Effect of ozone addition on curved detonations

Abstract

The influence of ozone on quasi-steady curved detonations was numerically studied in stoichiometric H2-air and DME-O2(-CO2) mixtures with 0%, 0.1% and 1% O3 addition. Detonation speed - curvature (D-κ) relations were determined for both fuels. The H2-air mixture has one critical point related to high-temperature chemistry whereas the DME-O2(-CO2) mixture has two critical points, one sustained by high-temperature chemistry, and the other supported by low-temperature chemistry. O3 addition significantly increases the curvature at all the critical points by speeding up both high- and low-temperature chemistry. Two mechanisms were found to be responsible for the results. First, O3 addition increases the rate of reaction initiation by fast decomposition to provide O radical via O3 (+M) = O2 + O (+M).
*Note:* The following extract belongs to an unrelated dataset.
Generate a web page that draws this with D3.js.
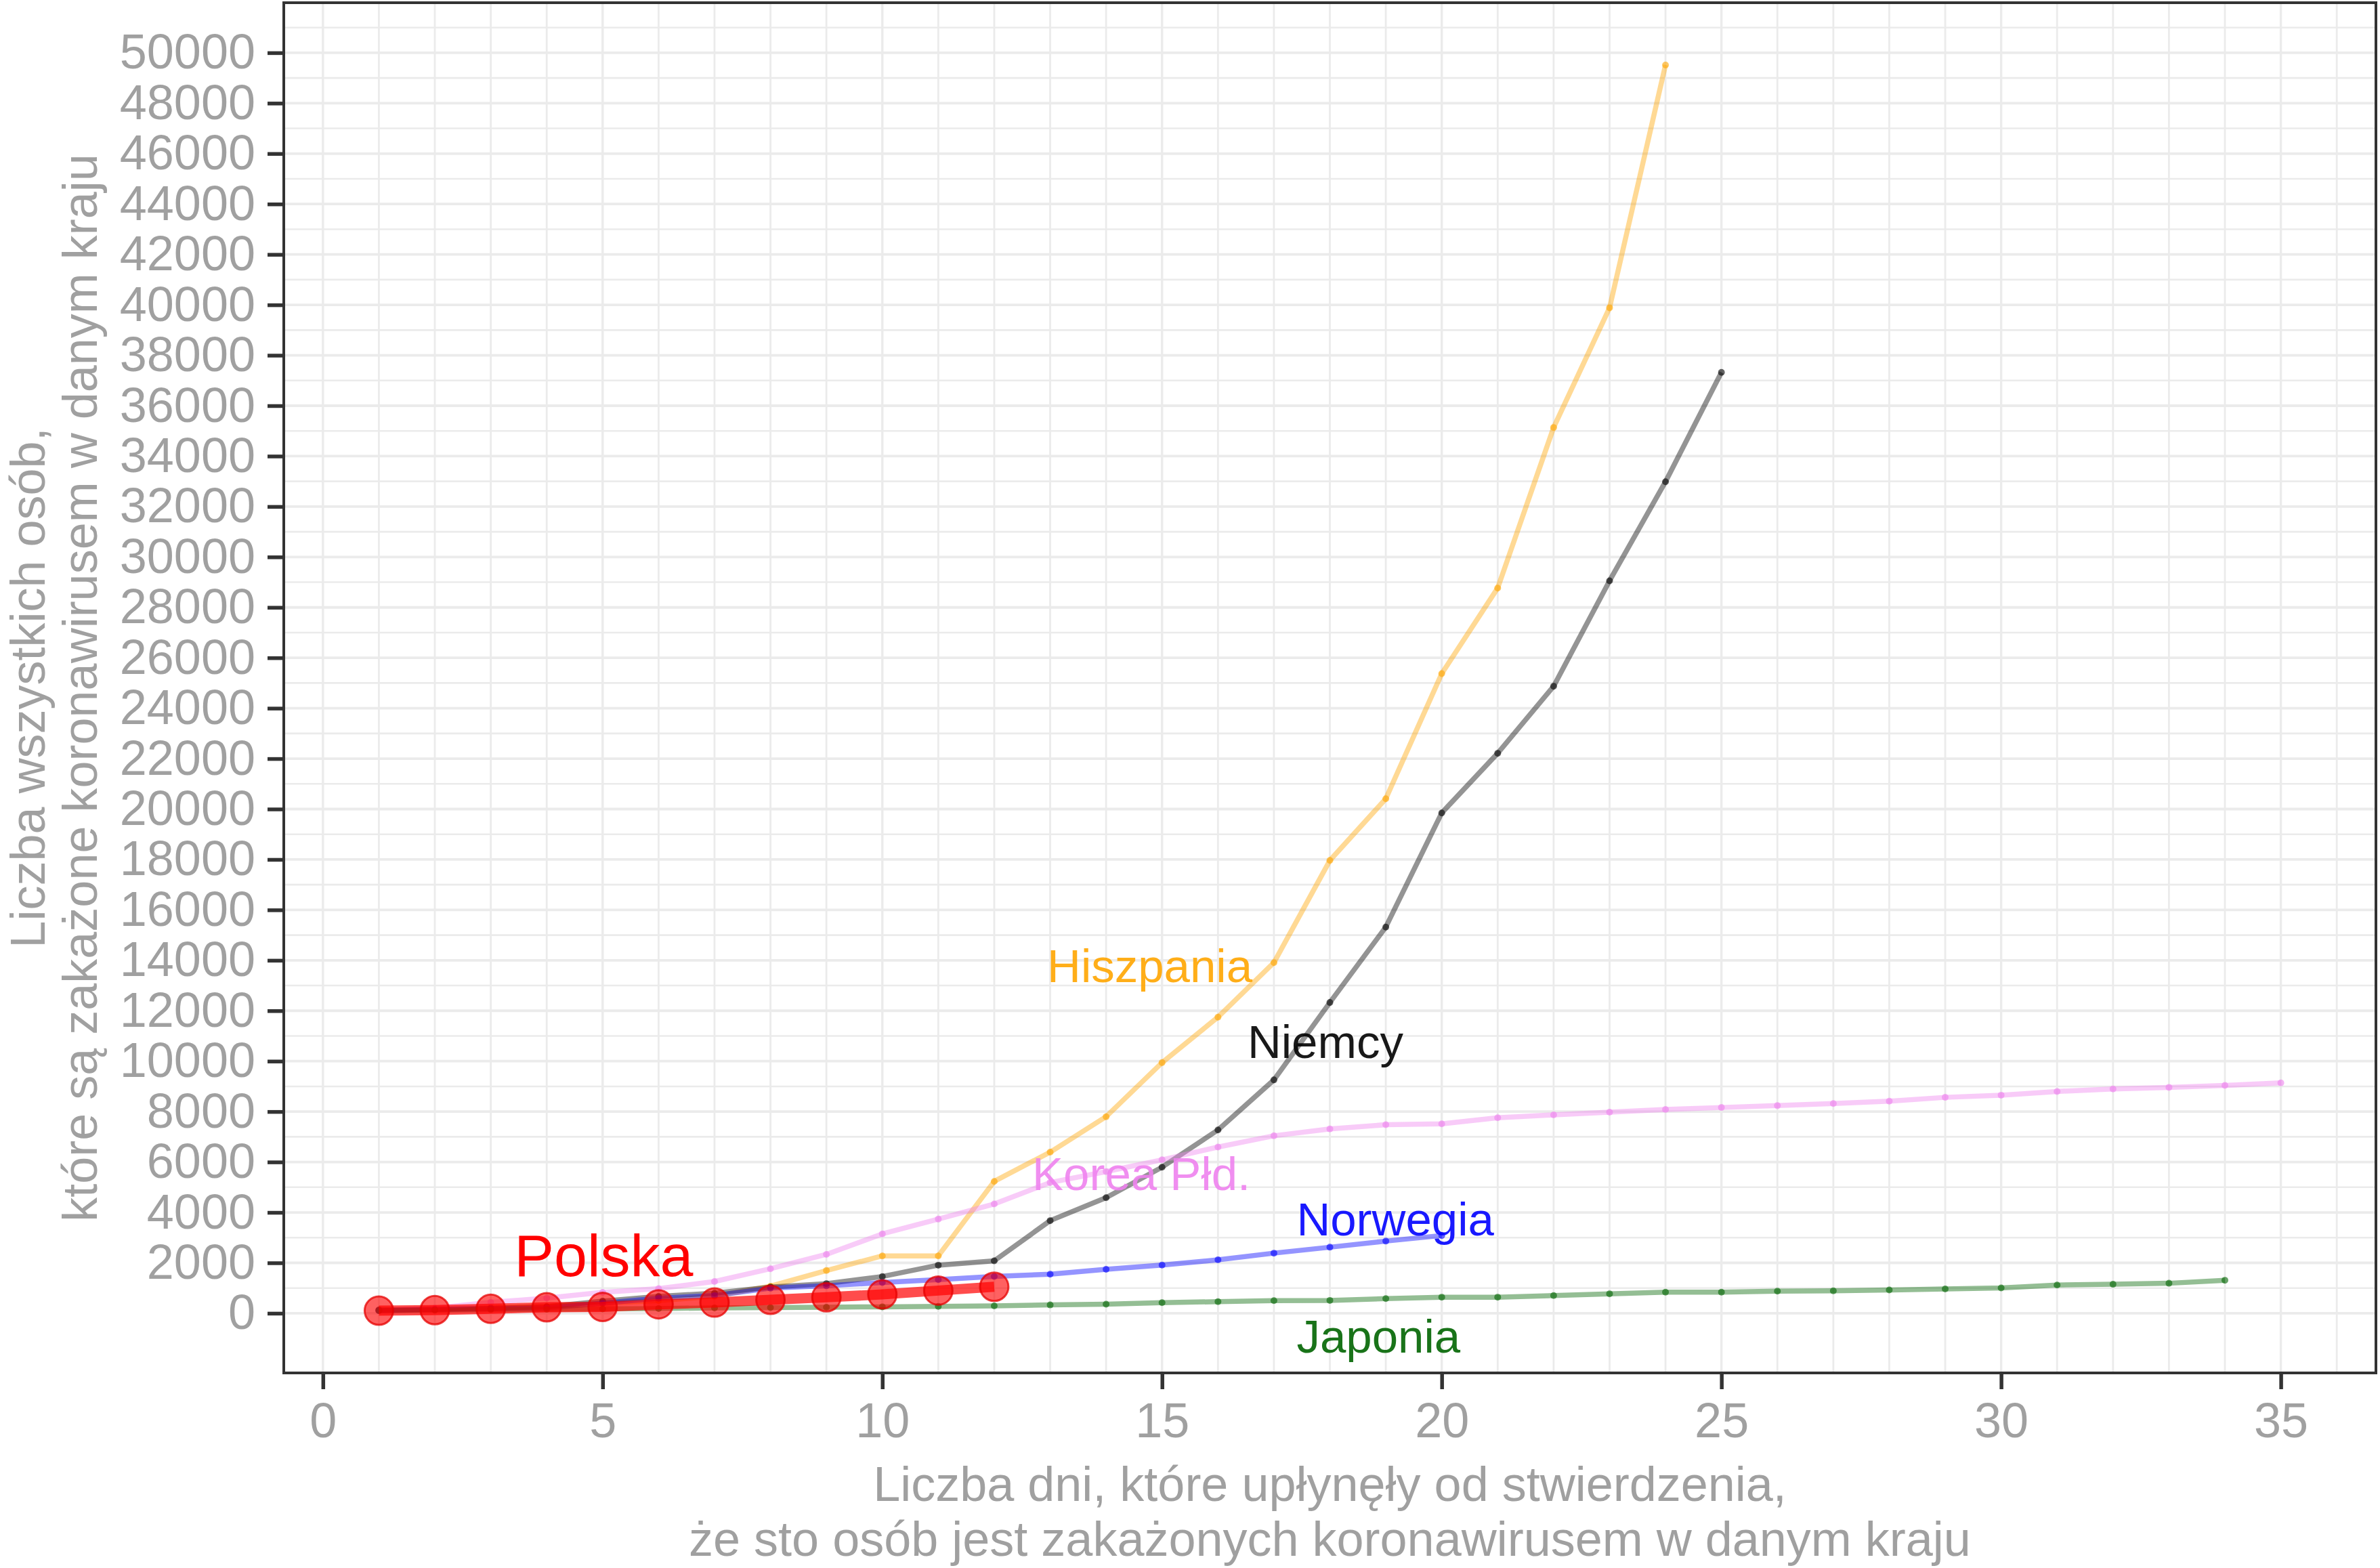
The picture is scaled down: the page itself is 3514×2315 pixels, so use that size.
<!DOCTYPE html>
<html>
<head>
<meta charset="utf-8">
<script src="https://cdn.jsdelivr.net/npm/d3@7"></script>
<style>
  html, body { margin: 0; padding: 0; background: #ffffff; }
  svg { display: block; }
  text { font-family: "Liberation Sans", Arial, sans-serif; }
</style>
</head>
<body>
<svg id="chart" width="3514" height="2315"></svg>
<script>
// ---- data (cumulative cases, day 1 = first day with >= 100 cases) ----
const spain   = [120,165,222,259,400,500,673,1073,1695,2277,2277,5232,6391,7798,9942,11748,13910,17963,20410,25374,28768,35136,39885,49515];
const germany = [130,159,196,262,482,670,799,1040,1176,1457,1908,2078,3675,4585,5795,7272,9257,12327,15320,19848,22213,24873,29056,32986,37323];
const korea   = [104,204,433,602,833,977,1261,1766,2337,3150,3736,4335,5186,5621,6088,6593,7041,7314,7478,7513,7755,7869,7979,8086,8162,8236,8320,8413,8565,8652,8799,8897,8961,9037,9137];
const norway  = [108,147,176,205,400,598,702,996,1090,1221,1333,1463,1550,1746,1914,2118,2385,2621,2863,3084];
const japan   = [105,122,147,159,170,189,214,228,241,256,274,293,331,360,420,461,502,511,581,639,639,701,773,839,839,878,889,924,963,1007,1120,1150,1190,1310];
const poland  = [104,125,177,238,251,355,425,536,634,749,901,1051];

const seriesNames  = ["Hiszpania","Niemcy","Korea Płd.","Norwegia","Japonia"];
const seriesValues = [spain, germany, korea, norway, japan];
const seriesColors = ["orange","black","violet","blue","darkgreen"];

// label anchor positions (data units: day, cases)
const labelX = [14.78, 17.92, 14.63, 19.17, 18.87];
const labelY = [13800, 10790, 5560, 3760, -910];
const polandLabel = {text: "Polska", x: 5.02, y: 2320};

const xTicks = [0,5,10,15,20,25,30,35];
const yTicks = d3.range(0, 50001, 2000);
const xMinor = d3.range(0, 37, 1);
const yMinor = d3.range(1000, 52000, 2000);

const xTitle = ["Liczba dni, które upłynęły od stwierdzenia,",
                "że sto osób jest zakażonych koronawirusem w danym kraju"];
const yTitle = ["Liczba wszystkich osób,",
                "które są zakażone koronawirusem w danym kraju"];

// ---- layout ----
const svg = d3.select("#chart");
svg.append("rect").attr("width", 3514).attr("height", 2315).attr("fill", "#ffffff");

const P = {left: 419, right: 3508, top: 4, bottom: 2027};
const x = d3.scaleLinear().domain([1 - 0.05*34, 35 + 0.05*34]).range([P.left, P.right]);
const yMin = 104, yMax = 49515, R = yMax - yMin;
const y = d3.scaleLinear().domain([yMin - 0.05*R, yMax + 0.05*R]).range([P.bottom, P.top]);

const grey = "#a0a0a0";
const g = svg.append("g");

// grid
g.selectAll(".xminor").data(xMinor.filter(d => d % 5 !== 0)).enter().append("line")
  .attr("x1", d => x(d)).attr("x2", d => x(d)).attr("y1", P.top).attr("y2", P.bottom)
  .attr("stroke", "#ebebeb").attr("stroke-width", 2.8);
g.selectAll(".xmajor").data(xTicks).enter().append("line")
  .attr("x1", d => x(d)).attr("x2", d => x(d)).attr("y1", P.top).attr("y2", P.bottom)
  .attr("stroke", "#ebebeb").attr("stroke-width", 3.4);
g.selectAll(".yminor").data(yMinor).enter().append("line")
  .attr("x1", P.left).attr("x2", P.right).attr("y1", d => y(d)).attr("y2", d => y(d))
  .attr("stroke", "#ebebeb").attr("stroke-width", 2.6);
g.selectAll(".ymajor").data(yTicks).enter().append("line")
  .attr("x1", P.left).attr("x2", P.right).attr("y1", d => y(d)).attr("y2", d => y(d))
  .attr("stroke", "#ebebeb").attr("stroke-width", 3.8);

// series lines & points
const line = d3.line().x((d, i) => x(i + 1)).y(d => y(d));
seriesValues.forEach((vals, k) => {
  g.append("path").datum(vals).attr("d", line)
    .attr("fill", "none").attr("stroke", seriesColors[k]).attr("stroke-opacity", 0.42)
    .attr("stroke-width", 7.5).attr("stroke-linejoin", "round");
  g.selectAll(null).data(vals).enter().append("circle")
    .attr("cx", (d, i) => x(i + 1)).attr("cy", d => y(d)).attr("r", 5)
    .attr("fill", seriesColors[k]).attr("fill-opacity", 0.6);
});

// Poland
g.append("path").datum(poland).attr("d", line)
  .attr("fill", "none").attr("stroke", "red").attr("stroke-opacity", 0.7)
  .attr("stroke-width", 15).attr("stroke-linejoin", "round");
g.selectAll(null).data(poland).enter().append("circle")
  .attr("cx", (d, i) => x(i + 1)).attr("cy", d => y(d)).attr("r", 21)
  .attr("fill", "red").attr("fill-opacity", 0.62)
  .attr("stroke", "#e60000").attr("stroke-opacity", 0.75).attr("stroke-width", 3);

// labels
seriesNames.forEach((name, k) => {
  g.append("text").attr("x", x(labelX[k])).attr("y", y(labelY[k]))
    .attr("dy", "0.358em").attr("text-anchor", "middle")
    .attr("font-size", 69).attr("fill", seriesColors[k]).attr("fill-opacity", 0.9)
    .text(name);
});
g.append("text").attr("x", x(polandLabel.x)).attr("y", y(polandLabel.y))
  .attr("dy", "0.358em").attr("text-anchor", "middle")
  .attr("font-size", 88).attr("fill", "red").text(polandLabel.text);

// panel border
svg.append("rect").attr("x", P.left).attr("y", P.top)
  .attr("width", P.right - P.left).attr("height", P.bottom - P.top)
  .attr("fill", "none").attr("stroke", "#333333").attr("stroke-width", 4);

// axes
const xAxis = d3.axisBottom(x).tickValues(xTicks).tickSize(24).tickPadding(20).tickFormat(d3.format("d"));
const yAxis = d3.axisLeft(y).tickValues(yTicks).tickSize(24).tickPadding(18).tickFormat(d3.format("d"));
const gx = svg.append("g").attr("transform", `translate(0,${P.bottom})`).call(xAxis);
const gy = svg.append("g").attr("transform", `translate(${P.left},0)`).call(yAxis);
[gx, gy].forEach(a => {
  a.select(".domain").remove();
  a.selectAll(".tick line").attr("stroke", "#333333").attr("stroke-width", 5.5);
  a.selectAll(".tick text").attr("fill", grey).attr("font-size", 72)
    .attr("font-family", "'Liberation Sans', Arial, sans-serif");
});
gx.selectAll(".tick text").attr("dy", "0.71em");

// axis titles
const cx = (P.left + P.right) / 2;
svg.append("text").attr("x", cx).attr("y", 2216).attr("text-anchor", "middle")
  .attr("font-size", 72).attr("fill", grey).text(xTitle[0]);
svg.append("text").attr("x", cx).attr("y", 2297).attr("text-anchor", "middle")
  .attr("font-size", 72).attr("fill", grey).text(xTitle[1]);
const cy = (P.top + P.bottom) / 2;
svg.append("text").attr("transform", `translate(66,${cy}) rotate(-90)`).attr("text-anchor", "middle")
  .attr("font-size", 72).attr("fill", grey).text(yTitle[0]);
svg.append("text").attr("transform", `translate(143,${cy}) rotate(-90)`).attr("text-anchor", "middle")
  .attr("font-size", 72).attr("fill", grey).text(yTitle[1]);
</script>
</body>
</html>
The dominant reaction with fuel therefore changes from a fuel + OH/CH3 radical chain propagation reaction to a fuel + O radical chain branching reaction during the initial stage, which establishes the radical pool more rapidly. Second, O3 influences the reaction pathways. For H2-air with 1% O3, H + O3 = O2 + OH becomes the most important reaction for OH radical and heat generation during the initial stage. For DME-O2-CO2, O3 changes the respective contributions of competing low-temperature chemistry reactions, i.e. CH3OCH2 = CH2O + CH3 vs. CH3OCH2 + O2 = CH3OCH2O2 and CH2OCH2O2H = 2CH2O + OH vs. CH2OCH2O2H + O2 = O2CH2OCH2O2H. The change of dominant reactions either enhances (0.1% of O3) or eliminates (1% O3) the negative temperature coefficient behavior. Our study contributes to the detailed understanding of the thermo-chemical impact of ozone on detonation limits.